Monumentos, museus e palácios tiveram entre 2011 e 2016 uma enorme procura com +44% de visitantes, um aumento médio de 10% anuais. Contudo subsistem velhos problemas de manutenção de edifícios, escassez de recursos humanos, pouco investimento na investigação, em reservas e na aquisição de espólios.
As bibliotecas públicas em Portugal registaram ligeira diminuição do acesso à leitura presencial mas aumento das actividades complementares como conferências, encontros de leitores, hora do conto.
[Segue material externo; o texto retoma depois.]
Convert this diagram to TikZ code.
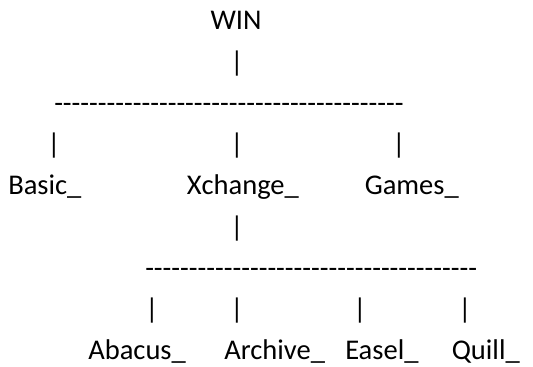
\documentclass[tikz,border=0pt]{standalone}
\usepackage{fontspec}
\setmainfont{Carlito}[Ligatures=TeXOff]
\begin{document}
\begin{tikzpicture}[x=0.75pt, y=-0.75pt,
    label/.style={inner sep=0pt, anchor=base west, font=\fontsize{21.4}{26}\selectfont},
    stem/.style={inner sep=0pt, anchor=base, font=\fontsize{21.4}{26}\selectfont}]
    \useasboundingbox (0,0) rectangle (533,367);

    % Root
    \node[stem] (win) at (236,30) {WIN};
    \node[stem] (winStem) at (237,71.25) {|};
    \node[label] (topRule) at (54,112.5) {----------------------------------------};

    % First level
    \node[stem] (basicStem) at (54,153.75) {|};
    \node[stem] (xchangeStem) at (237,153.75) {|};
    \node[stem] (gamesStem) at (399,153.75) {|};
    \node[label] (basic) at (8,195) {Basic\_};
    \node[label] (xchange) at (186.5,195) {Xchange\_};
    \node[label] (games) at (364.5,195) {Games\_};

    % Below Xchange
    \node[stem] (xchangeDown) at (237,236.25) {|};
    \node[label] (subRule) at (145,277.5) {--------------------------------------};

    % Second level
    \node[stem] (abacusStem) at (152,318.75) {|};
    \node[stem] (archiveStem) at (237,318.75) {|};
    \node[stem] (easelStem) at (360,318.75) {|};
    \node[stem] (quillStem) at (465,318.75) {|};
    \node[label] (abacus) at (88,360) {Abacus\_};
    \node[label] (archive) at (224,360) {Archive\_};
    \node[label] (easel) at (345,360) {Easel\_};
    \node[label] (quill) at (451.5,360) {Quill\_};
\end{tikzpicture}
\end{document}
Cerca de 17,7 % de adultos e 24,7 do público infanto-juvenil estão inscritos nas bibliotecas portuguesas.
No cinema em 2016 dos filmes 1168 exibidos em Portugal 63,5 % eram de origem norte-americana, 30% co-produções internacionais e apenas 5% produzidos na União Europeia. Os filmes de origem portuguesa foram apenas 2,3%, 0,9 % de França e 0,5% de Espanha.
Em 2016 surgiram 64 novos festivais em Portugal sendo nesse ano 249 o total de festivais, a grande maioria de música ligeira e jazz, apoiados por empresas e autarquias. Todos os dias surgem novos festivais para onde são canalizados importantes recursos financeiros.
Algumas tendências actuais são evidentes: o aumento de actividades culturais efémeras, designadas por “eventos”, virtualização, festivalização e turistificação da cultura.
Os centros históricos das cidades europeias estão a ser transformados em parques temáticos, polos de negócios das empresas multinacionais com saída dos habitantes para as periferias. A continuar este processo ficarão os monumentos e museus como plataformas que interessam na atracção de consumidores.
Do ponto de vista económico-cultural a globalização é predominantemente anglo-saxónica, o que induz dependências várias na esfera da economia, diminuição de capacidades regionais e locais, empobrecimento da riqueza e diversidade cultural.
Face ao enorme potencial cultural do País e da Europa será decisivo que Governos, profissionais da cultura e cidadãos compreendam e tomem as medidas, e não apenas defensivas, para preservar e transmitir a herança cultural do País, tal com defende a UNESCO nas suas Convenções para a defesa do equilíbrio ambiental e social do planeta.